Belly up to the Altar

Posted: May 28, 2015 in Uncategorized

What is a church? I’m not talking about it’s physical structure or its interior contents, but more to the point, what is its purpose, its reason for existence?

I Googled the definition of the word Church and a few choices came up. The first said church definition and one was church definition Bible. I decided to see what the difference was between the two.

The mystery was solved with a click of my mouse.

Church:   (Noun) A building used for public Christian worship

I was not surprised by this definition and I actually expected it. The reason this did not surprise me is because many confessing Christians live as if they believe the church is in fact a building.

I decided to check out the church definition according to the Bible to see what I would find. I crossed my fingers and hoped it would be right.

Church:  From the Greek word ekklesia. This word is the Greek words kaleo (to call), with the prefix ek (out). Thus the word means “called out ones”

I dug a little deeper and discovered the English word “church” does not come from ekklesia but from the word kuriakon, which means “dedicated to the Lord” This word was commonly used to refer to a holy place or temple.

So with minimal “detective” work I have found the source of our ineffectiveness and deterioration. The true meaning of the Church, you and me, got mistranslated into a building made by men.

I wondered if anyone sent Jesus the memo because he is working off old outdated information, well if he is going by the Bible anyway. (thick sarcasm)

This is what we are told in Acts 7:48: However, the Most High does not live in houses made by men.

We are the “building” the “temple”, God resides in us. So the church is wherever we are. That can be either good or bad. Because we can either draw people into a relationship with Christ or drive them away.

A “church” building does not have these abilities. It just stands there. A building never gossiped or judged someone harshly. It has never wounded someones spirit or caused them pain. It’s an inanimate object.

You and I on the other hand are very animated. When people say they were hurt by the church they don’t normally mean a brick fell out off the wall and hit them in the head. They are talking about flesh and blood people.

We have somehow given people the impression, churched people are perfect or that we have it all together. I am certainly not lumping all churches together under this umbrella statement, I am simply speaking to the ones that behave this way.

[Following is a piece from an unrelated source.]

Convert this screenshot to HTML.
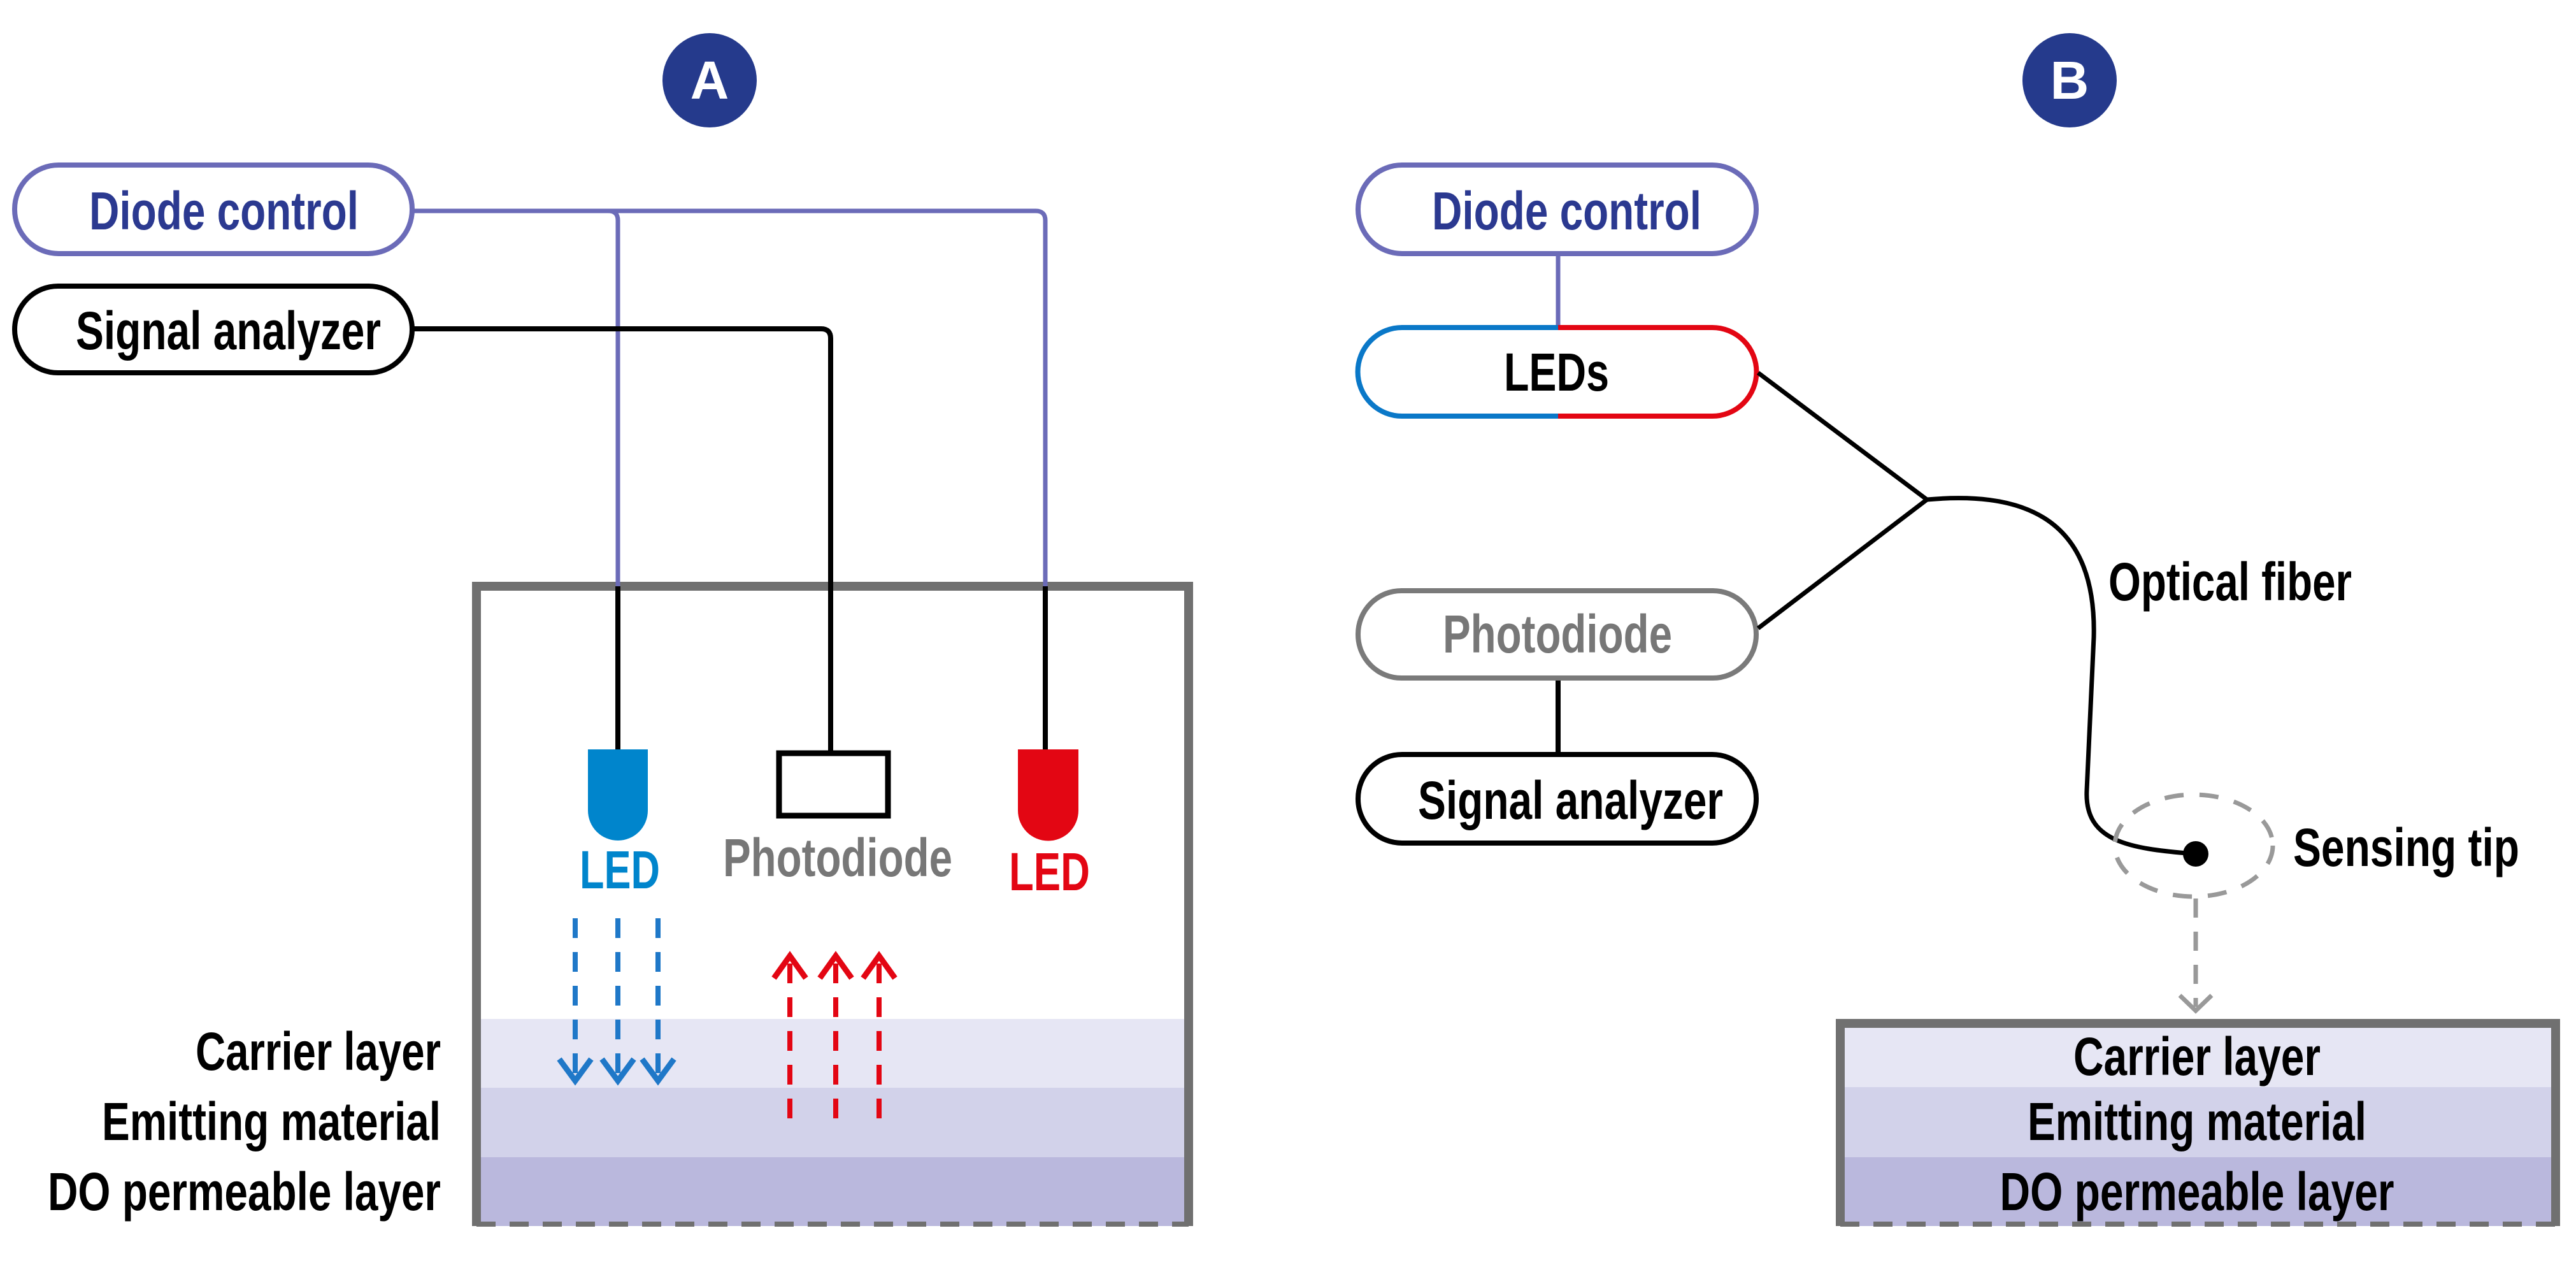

People are afraid to share their messy lives with us for fear of  judgement and condemnation. We look so nice and shiny in our Sunday go to meeting clothes. We talk so appropriate and holy on Sunday. We gossip but cleverly wrap it in a “prayer request”

We point fingers, whisper and glare, All while wearing our Jesus mask.

I want to tell you about this place I visited years ago:

I walked in and was surprised as everyone turned and watched as I made my way to my seat. I was greeted with kind words and sometimes just a nod and a smile.

As I settled in, the man in charge asked me if I needed anything to drink and immediately brought me the cold drink I requested. He asked me how my day was and listened as I shared about the rough day I had that capped off a very rough week.

He listened intently and was sympathetic. A few others sitting around me listened and shared their struggles and told me they understood what I was going through.

I spent several hours there. We all laughed together and cried together. Quite a few asked for my cellphone number so they could see how I was doing and maybe get together again. They shared their numbers and  told me to call anytime, day or night, no matter the hour, if I needed to talk.

By the time I left I had forgotten about my terrible week. A smile even crept across my face. I felt lighter, even refreshed. I decided to go every Sunday. I needed this in my life, I needed the friendships and to know people cared about me and maybe even loved me. I lived for Sunday so I could see the people who had literally become my family.

I remember the time I went away on a business trip for 3 weeks and my phone blew up with calls from everyone wondering if I was okay and where I had been.  They said they were worried about me and thought something had happened to me.

I loved hanging out with these guys on Sunday and found myself missing them throughout the week. We started doing other things together, bowling, fishing, movies. I had never known love and acceptance like this before. They did not care about my baggage because they said, “Everybody has baggage. We’re all in this together.”

I could tell these guys anything without fear. I felt so free.

I remember when I got notice that I was being transferred out of state with my job and the last Sunday I was there. There was a lot of tears.

As I left for the last time I turned and looked at the sign above the building. The neon sparkled through my tears. Al’s Bar. I was going to miss this place. This was my family. I hoped I would find a place like this where I was headed.

Why is it the corner bar is more inviting than the local church? Why does the corner bar seem more like a family than the family of God?